Anak didiknya memang menginginkan agar sepeda motor itu tidak dijual. Mereka ingin agar sepeda motor itu disimpan saja. Namun Hardjosudiro tidak menginginkan itu. Ia sudah yakin untuk menjualnya. Bahkan yang beli itu adalah teman anaknya.
"BPKP dan STNK sudah diserahkan. Yang beli teman sekelas anak saya angkatan 91. Anak saya juga di De Britto," ia mengungkapkan.
Penari Keraton Pemeran Gatotkaca
Ia menceritakan sepeda motor itu memiliki kesan tersendiri. Bahkan ada kisah yang sendiri dengan sepeda motor itu. Tahun 1986 ia pernah ketabrak truk yang mengakibatkan ia sakit parah di bagian kiri.
"Pernah mengalami musibah ketabrak truk yang dikendarai kernetnya 1986. Prapatan Dagen. Kaki kiri dipen. Setengah tahun pen diambil. Motor relatif rusak," kata Hardjosudiro.
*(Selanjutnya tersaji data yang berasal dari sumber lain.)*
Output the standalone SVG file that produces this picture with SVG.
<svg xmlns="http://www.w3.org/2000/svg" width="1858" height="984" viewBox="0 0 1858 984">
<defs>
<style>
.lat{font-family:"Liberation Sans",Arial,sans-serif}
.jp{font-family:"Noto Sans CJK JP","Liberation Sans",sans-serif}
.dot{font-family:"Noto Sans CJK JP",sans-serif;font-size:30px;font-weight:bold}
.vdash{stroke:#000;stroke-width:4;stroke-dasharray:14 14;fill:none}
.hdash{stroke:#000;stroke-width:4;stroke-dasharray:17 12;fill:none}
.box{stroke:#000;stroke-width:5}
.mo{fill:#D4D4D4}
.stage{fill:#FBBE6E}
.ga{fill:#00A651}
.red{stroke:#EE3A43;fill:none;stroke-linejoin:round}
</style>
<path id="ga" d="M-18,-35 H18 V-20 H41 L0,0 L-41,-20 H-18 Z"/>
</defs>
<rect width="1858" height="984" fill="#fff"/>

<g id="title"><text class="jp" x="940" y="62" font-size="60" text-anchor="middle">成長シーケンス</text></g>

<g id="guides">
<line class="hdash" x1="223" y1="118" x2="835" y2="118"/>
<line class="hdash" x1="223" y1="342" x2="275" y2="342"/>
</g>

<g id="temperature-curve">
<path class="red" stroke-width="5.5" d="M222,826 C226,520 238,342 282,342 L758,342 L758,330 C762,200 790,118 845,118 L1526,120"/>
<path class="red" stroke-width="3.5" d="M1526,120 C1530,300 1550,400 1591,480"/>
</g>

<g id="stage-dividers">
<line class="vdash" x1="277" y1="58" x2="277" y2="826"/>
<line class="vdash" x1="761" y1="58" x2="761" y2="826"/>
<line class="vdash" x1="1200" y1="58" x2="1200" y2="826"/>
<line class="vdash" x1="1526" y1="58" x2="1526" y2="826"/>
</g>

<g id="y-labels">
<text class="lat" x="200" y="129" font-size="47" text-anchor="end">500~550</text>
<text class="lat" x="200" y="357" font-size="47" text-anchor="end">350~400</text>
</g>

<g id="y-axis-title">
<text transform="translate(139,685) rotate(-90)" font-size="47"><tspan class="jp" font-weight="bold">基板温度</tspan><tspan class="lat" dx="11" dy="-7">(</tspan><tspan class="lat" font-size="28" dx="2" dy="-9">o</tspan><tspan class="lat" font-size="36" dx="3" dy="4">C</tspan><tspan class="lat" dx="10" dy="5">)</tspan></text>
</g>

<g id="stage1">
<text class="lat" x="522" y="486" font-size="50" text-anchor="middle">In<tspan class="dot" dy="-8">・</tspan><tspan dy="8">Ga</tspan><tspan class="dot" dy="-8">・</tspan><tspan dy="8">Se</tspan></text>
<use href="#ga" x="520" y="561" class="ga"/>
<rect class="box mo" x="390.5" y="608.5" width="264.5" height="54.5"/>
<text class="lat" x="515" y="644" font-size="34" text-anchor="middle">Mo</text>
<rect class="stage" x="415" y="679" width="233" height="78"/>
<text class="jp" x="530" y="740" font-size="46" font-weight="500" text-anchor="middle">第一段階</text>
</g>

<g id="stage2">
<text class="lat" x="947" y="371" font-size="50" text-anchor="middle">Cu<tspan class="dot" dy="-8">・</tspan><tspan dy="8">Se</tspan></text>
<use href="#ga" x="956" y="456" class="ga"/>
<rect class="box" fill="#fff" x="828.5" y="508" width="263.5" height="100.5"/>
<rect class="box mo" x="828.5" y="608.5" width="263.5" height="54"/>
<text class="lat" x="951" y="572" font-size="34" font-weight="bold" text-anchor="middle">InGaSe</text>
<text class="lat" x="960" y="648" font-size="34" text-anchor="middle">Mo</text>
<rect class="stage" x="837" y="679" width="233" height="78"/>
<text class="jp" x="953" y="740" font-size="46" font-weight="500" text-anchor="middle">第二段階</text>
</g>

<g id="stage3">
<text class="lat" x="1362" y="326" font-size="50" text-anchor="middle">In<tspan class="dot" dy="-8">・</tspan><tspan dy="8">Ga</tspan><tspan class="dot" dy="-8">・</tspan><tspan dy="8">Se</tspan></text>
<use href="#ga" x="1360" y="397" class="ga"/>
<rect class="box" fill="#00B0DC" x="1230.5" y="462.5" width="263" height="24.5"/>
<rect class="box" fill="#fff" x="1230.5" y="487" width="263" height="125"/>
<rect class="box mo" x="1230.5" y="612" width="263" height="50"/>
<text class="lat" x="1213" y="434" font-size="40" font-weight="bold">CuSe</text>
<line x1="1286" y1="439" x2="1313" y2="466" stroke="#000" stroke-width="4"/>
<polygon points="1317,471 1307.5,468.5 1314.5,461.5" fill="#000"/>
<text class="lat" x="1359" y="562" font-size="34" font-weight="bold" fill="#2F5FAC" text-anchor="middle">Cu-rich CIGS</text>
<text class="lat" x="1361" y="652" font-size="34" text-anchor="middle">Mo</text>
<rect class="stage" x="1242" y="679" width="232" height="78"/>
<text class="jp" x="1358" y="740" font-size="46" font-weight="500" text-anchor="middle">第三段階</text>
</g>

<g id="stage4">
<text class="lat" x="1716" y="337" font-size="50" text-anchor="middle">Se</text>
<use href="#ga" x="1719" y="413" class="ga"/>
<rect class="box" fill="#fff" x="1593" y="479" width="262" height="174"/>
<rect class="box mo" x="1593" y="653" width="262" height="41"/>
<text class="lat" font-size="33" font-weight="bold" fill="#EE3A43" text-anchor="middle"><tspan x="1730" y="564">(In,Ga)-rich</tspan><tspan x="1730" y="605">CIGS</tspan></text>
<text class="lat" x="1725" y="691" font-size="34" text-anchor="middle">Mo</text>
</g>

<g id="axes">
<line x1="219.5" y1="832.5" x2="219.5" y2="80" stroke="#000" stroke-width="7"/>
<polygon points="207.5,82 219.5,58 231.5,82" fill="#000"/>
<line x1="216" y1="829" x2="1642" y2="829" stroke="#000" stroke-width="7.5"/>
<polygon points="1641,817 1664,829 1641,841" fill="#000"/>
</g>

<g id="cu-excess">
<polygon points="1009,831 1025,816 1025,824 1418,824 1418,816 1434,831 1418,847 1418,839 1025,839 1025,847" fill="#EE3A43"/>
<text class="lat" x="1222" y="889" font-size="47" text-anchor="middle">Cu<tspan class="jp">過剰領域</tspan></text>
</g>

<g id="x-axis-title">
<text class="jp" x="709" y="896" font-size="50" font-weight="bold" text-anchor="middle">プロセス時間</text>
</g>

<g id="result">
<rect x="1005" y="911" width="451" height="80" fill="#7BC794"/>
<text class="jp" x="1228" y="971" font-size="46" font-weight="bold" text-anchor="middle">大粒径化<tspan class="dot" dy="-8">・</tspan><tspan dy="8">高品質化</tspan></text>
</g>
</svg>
Setelah kejadian itu, Hardjosudiro yang suka menari tak bisa lagi mentas. Padahal, ia biasa memerankan tarian tokoh Gatotkaca dan Hanoman. Ia tak bisa menari lagi karena kakinya dipasang pen.
Hardjosudiro menuturkan pula, ia mengenal dunia tari sejak umur 14 tahun. Ia kemudian bergabung dalam kelompok siswa Amongbekso atau penari keraton. Bahkan, ia sering pergi ke luar negeri seperti Eropa dari hasil menari. Ia juga mengaku bisa menari klasik atau tarian wayang orang.
"Pernah jadi Gatotkaca selama 19 tahun. Penari keraton. Seringnya jadi Gatotkaca. Tapi Hanoman juga pernah. Tari klasik saya bisa, wayang orang juga bisa," ujar pensiunan guru nan dermawan tersebut.